Leave the pictures out and quote every line from the start of the listing to the line with "const pair = (xs, ys)", inclusive.

## STORED DATA
——————

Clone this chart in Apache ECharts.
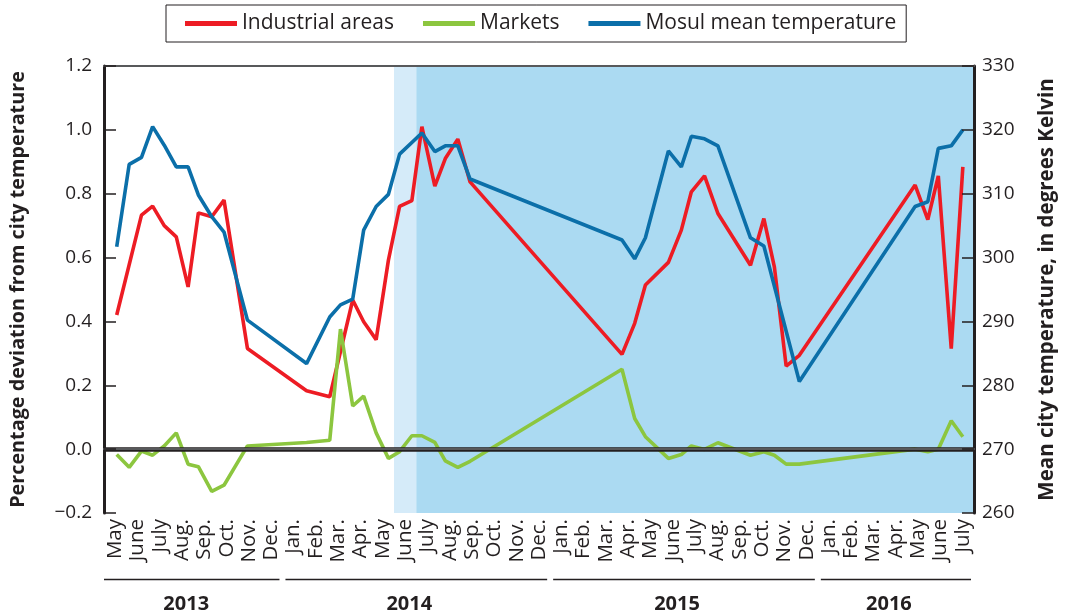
<!DOCTYPE html>
<html><head><meta charset="utf-8">
<script src="https://cdn.jsdelivr.net/npm/echarts@6/dist/echarts.min.js"></script>
<style>html,body{margin:0;padding:0;background:#fff}#c{width:1066px;height:615px}</style>
</head><body><div id="c"></div>
<script>
// Month categories (May 2013 - July 2016)
const monthLabels = ['May','June','July','Aug.','Sep.','Oct.','Nov.','Dec.',
  'Jan.','Feb.','Mar.','Apr.','May','June','July','Aug.','Sep.','Oct.','Nov.','Dec.',
  'Jan.','Feb.','Mar.','Apr.','May','June','July','Aug.','Sep.','Oct.','Nov.','Dec.',
  'Jan.','Feb.','Mar.','Apr.','May','June','July'];
const yearLabels = ['2013','2014','2015','2016'];
const yearMonthCounts = [8, 12, 12, 7];
const leftTicks = [-0.2, 1.2, 0.2];   // min, max, step
const rightTicks = [260, 330, 10];
// Observation positions, in months since 1 May 2013
const obsPos = [0.57,1.13,1.68,2.18,2.70,3.24,3.77,4.23,4.83,5.38,6.43,9.08,10.12,10.6,11.15,11.64,12.2,12.75,13.25,13.8,
  14.25,14.83,15.3,15.86,16.41,23.22,23.79,24.27,25.3,25.88,26.33,26.92,27.52,28.98,29.58,30.05,30.58,31.17,36.36,36.93,37.4,37.98,38.5];
const industrial = [0.42,null,0.733,0.761,0.70,0.665,0.508,0.74,0.728,0.78,0.315,0.183,0.164,null,0.467,0.399,0.343,0.592,0.76,0.778,
  1.01,0.824,0.91,0.971,0.837,0.297,0.394,0.514,0.585,0.686,0.806,0.856,0.738,0.576,0.722,0.571,0.26,0.294,0.827,0.719,0.856,0.315,0.884];
const markets = [-0.017,-0.057,-0.006,-0.019,0.010,0.051,-0.047,-0.055,-0.132,-0.113,0.010,0.021,0.028,0.376,0.135,0.166,0.051,-0.029,-0.008,0.042,
  0.042,0.021,-0.037,-0.057,-0.038,0.25,0.096,0.039,-0.029,-0.017,0.010,-0.001,0.020,-0.019,-0.008,-0.019,-0.047,-0.047,0.0,-0.008,0.0,0.089,0.039];
const mosulTemp = [301.7,314.6,315.7,320.5,317.6,314.2,314.2,309.8,306.4,304.0,290.2,283.4,290.7,292.6,293.5,304.3,308.0,309.9,316.2,null,
  319.5,316.6,317.5,317.5,312.3,302.75,299.8,303.1,316.7,314.2,319.0,318.6,317.5,303.1,301.8,null,null,280.6,308.0,308.75,317.1,317.5,320.0];
// Shaded periods (month positions)
const shadeLight = [13, 14];
const shadeDark = [14, 39];

const FONT = '"Open Sans", "Noto Sans", sans-serif';
const pair = (xs, ys) => xs.map((x, i) => [x, ys[i]]);

const chart = echarts.init(document.getElementById('c'), null, {renderer: 'canvas'});
const option = {
  animation: false,
  textStyle: {fontFamily: FONT, color: '#231f20'},
  grid: {left: 103, right: 91, top: 66, bottom: 102},
  legend: {
    top: 5, left: 166,
    padding: [8, 10, 8, 19],
    borderColor: '#231f20', borderWidth: 1,
    itemWidth: 52, itemHeight: 5, itemGap: 29,
    icon: 'rect',
    textStyle: {fontFamily: FONT, fontSize: 21, color: '#231f20'},
    data: ['Industrial areas', 'Markets', 'Mosul mean temperature']
  },
  xAxis: [
    {
      type: 'category', data: monthLabels, position: 'bottom', z: 10,
      boundaryGap: true,
      axisLine: {lineStyle: {color: '#58595b', width: 2}},
      axisTick: {inside: true, length: 14, alignWithLabel: false, lineStyle: {color: '#58595b', width: 2}},
      axisLabel: {rotate: 90, interval: 0, fontSize: 20.5, color: '#231f20', margin: 6, fontFamily: FONT},
      splitLine: {show: false}
    },
    {
      type: 'value', min: 0, max: shadeDark[1], position: 'top', z: 10,
      axisLine: {show: true, onZero: false, lineStyle: {color: '#58595b', width: 2}},
      axisTick: {show: false}, axisLabel: {show: false}, splitLine: {show: false}
    }
  ],
  yAxis: [
    {
      type: 'value', min: leftTicks[0], max: leftTicks[1], interval: leftTicks[2], z: 10,
      name: 'Percentage deviation from city temperature',
      nameLocation: 'middle', nameRotate: 90, nameGap: 76,
      nameTextStyle: {fontFamily: FONT, fontSize: 19.8, fontWeight: 'bold', color: '#231f20'},
      axisLine: {show: true, onZero: false, lineStyle: {color: '#231f20', width: 3}},
      axisTick: {show: true, inside: true, length: 12, lineStyle: {color: '#231f20', width: 1.5}},
      axisLabel: {fontSize: 19, color: '#231f20', margin: 12, fontFamily: FONT,
        formatter: v => (v < 0 ? '\u2212' : '') + Math.abs(v).toFixed(1)},
      splitLine: {show: false}
    },
    {
      type: 'value', min: rightTicks[0], max: rightTicks[1], interval: rightTicks[2], position: 'right', z: 10,
      name: 'Mean city temperature, in degrees Kelvin',
      nameLocation: 'middle', nameRotate: 90, nameGap: 63,
      nameTextStyle: {fontFamily: FONT, fontSize: 20.5, fontWeight: 'bold', color: '#231f20'},
      axisLine: {show: true, onZero: false, lineStyle: {color: '#231f20', width: 3}},
      axisTick: {show: true, inside: true, length: 12, lineStyle: {color: '#231f20', width: 1.5}},
      axisLabel: {fontSize: 19, color: '#231f20', margin: 8, fontFamily: FONT},
      splitLine: {show: false}
    }
  ],
  series: [
    {
      name: 'shade', type: 'line', xAxisIndex: 1, yAxisIndex: 0, data: [], z: 1, silent: true,
      markArea: {silent: true, data: [
        [{xAxis: shadeLight[0], itemStyle: {color: '#d5ebf9'}}, {xAxis: shadeLight[1]}],
        [{xAxis: shadeDark[0], itemStyle: {color: '#abdaf2'}}, {xAxis: shadeDark[1]}]
      ]},
      markLine: {silent: true, symbol: 'none', label: {show: false},
        lineStyle: {color: '#231f20', width: 4.5, type: 'solid'},
        data: [{yAxis: 0}]}
    },
    {
      name: 'Industrial areas', type: 'line', xAxisIndex: 1, yAxisIndex: 0, z: 3,
      data: pair(obsPos, industrial), connectNulls: true, showSymbol: false, symbol: 'none',
      color: '#ed1c24', lineStyle: {width: 3.6, color: '#ed1c24'}
    },
    {
      name: 'Markets', type: 'line', xAxisIndex: 1, yAxisIndex: 0, z: 4,
      data: pair(obsPos, markets), connectNulls: true, showSymbol: false, symbol: 'none',
      color: '#8cc63f', lineStyle: {width: 3.6, color: '#8cc63f'}
    },
    {
      name: 'Mosul mean temperature', type: 'line', xAxisIndex: 1, yAxisIndex: 1, z: 5,
      data: pair(obsPos, mosulTemp), connectNulls: true, showSymbol: false, symbol: 'none',
      color: '#0b6fa9', lineStyle: {width: 3.6, color: '#0b6fa9'}
    }
  ]
};
chart.setOption(option);

// Year group underlines and labels, positioned through the month scale
const graphics = [];
let start = 0;
const lineY = 579.5, textY = 604;
yearLabels.forEach((y, i) => {
  const end = start + yearMonthCounts[i];
  const x0 = chart.convertToPixel({xAxisIndex: 1}, start);
  const x1 = chart.convertToPixel({xAxisIndex: 1}, end);
  graphics.push({type: 'line', shape: {x1: x0 + (i === 0 ? 0 : 3), y1: lineY, x2: x1 - 3, y2: lineY},
    style: {stroke: '#231f20', lineWidth: 1.5}, silent: true});
  graphics.push({type: 'text', x: (x0 + x1) / 2 - 7, y: textY,
    style: {text: y, fontFamily: FONT, fontSize: 20, fontWeight: 'bold', fill: '#231f20', align: 'center', verticalAlign: 'middle'}, silent: true});
  start = end;
});
chart.setOption({graphic: graphics});
</script></body></html>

——————

## RESPONSE TO THIS TASK
Clone this chart in Apache ECharts.
<!DOCTYPE html>
<html><head><meta charset="utf-8">
<script src="https://cdn.jsdelivr.net/npm/echarts@6/dist/echarts.min.js"></script>
<style>html,body{margin:0;padding:0;background:#fff}#c{width:1066px;height:615px}</style>
</head><body><div id="c"></div>
<script>
// Month categories (May 2013 - July 2016)
const monthLabels = ['May','June','July','Aug.','Sep.','Oct.','Nov.','Dec.',
  'Jan.','Feb.','Mar.','Apr.','May','June','July','Aug.','Sep.','Oct.','Nov.','Dec.',
  'Jan.','Feb.','Mar.','Apr.','May','June','July','Aug.','Sep.','Oct.','Nov.','Dec.',
  'Jan.','Feb.','Mar.','Apr.','May','June','July'];
const yearLabels = ['2013','2014','2015','2016'];
const yearMonthCounts = [8, 12, 12, 7];
const leftTicks = [-0.2, 1.2, 0.2];   // min, max, step
const rightTicks = [260, 330, 10];
// Observation positions, in months since 1 May 2013
const obsPos = [0.57,1.13,1.68,2.18,2.70,3.24,3.77,4.23,4.83,5.38,6.43,9.08,10.12,10.6,11.15,11.64,12.2,12.75,13.25,13.8,
  14.25,14.83,15.3,15.86,16.41,23.22,23.79,24.27,25.3,25.88,26.33,26.92,27.52,28.98,29.58,30.05,30.58,31.17,36.36,36.93,37.4,37.98,38.5];
const industrial = [0.42,null,0.733,0.761,0.70,0.665,0.508,0.74,0.728,0.78,0.315,0.183,0.164,null,0.467,0.399,0.343,0.592,0.76,0.778,
  1.01,0.824,0.91,0.971,0.837,0.297,0.394,0.514,0.585,0.686,0.806,0.856,0.738,0.576,0.722,0.571,0.26,0.294,0.827,0.719,0.856,0.315,0.884];
const markets = [-0.017,-0.057,-0.006,-0.019,0.010,0.051,-0.047,-0.055,-0.132,-0.113,0.010,0.021,0.028,0.376,0.135,0.166,0.051,-0.029,-0.008,0.042,
  0.042,0.021,-0.037,-0.057,-0.038,0.25,0.096,0.039,-0.029,-0.017,0.010,-0.001,0.020,-0.019,-0.008,-0.019,-0.047,-0.047,0.0,-0.008,0.0,0.089,0.039];
const mosulTemp = [301.7,314.6,315.7,320.5,317.6,314.2,314.2,309.8,306.4,304.0,290.2,283.4,290.7,292.6,293.5,304.3,308.0,309.9,316.2,null,
  319.5,316.6,317.5,317.5,312.3,302.75,299.8,303.1,316.7,314.2,319.0,318.6,317.5,303.1,301.8,null,null,280.6,308.0,308.75,317.1,317.5,320.0];
// Shaded periods (month positions)
const shadeLight = [13, 14];
const shadeDark = [14, 39];

const FONT = '"Open Sans", "Noto Sans", sans-serif';
const pair = (xs, ys) => xs.map((x, i) => [x, ys[i]]);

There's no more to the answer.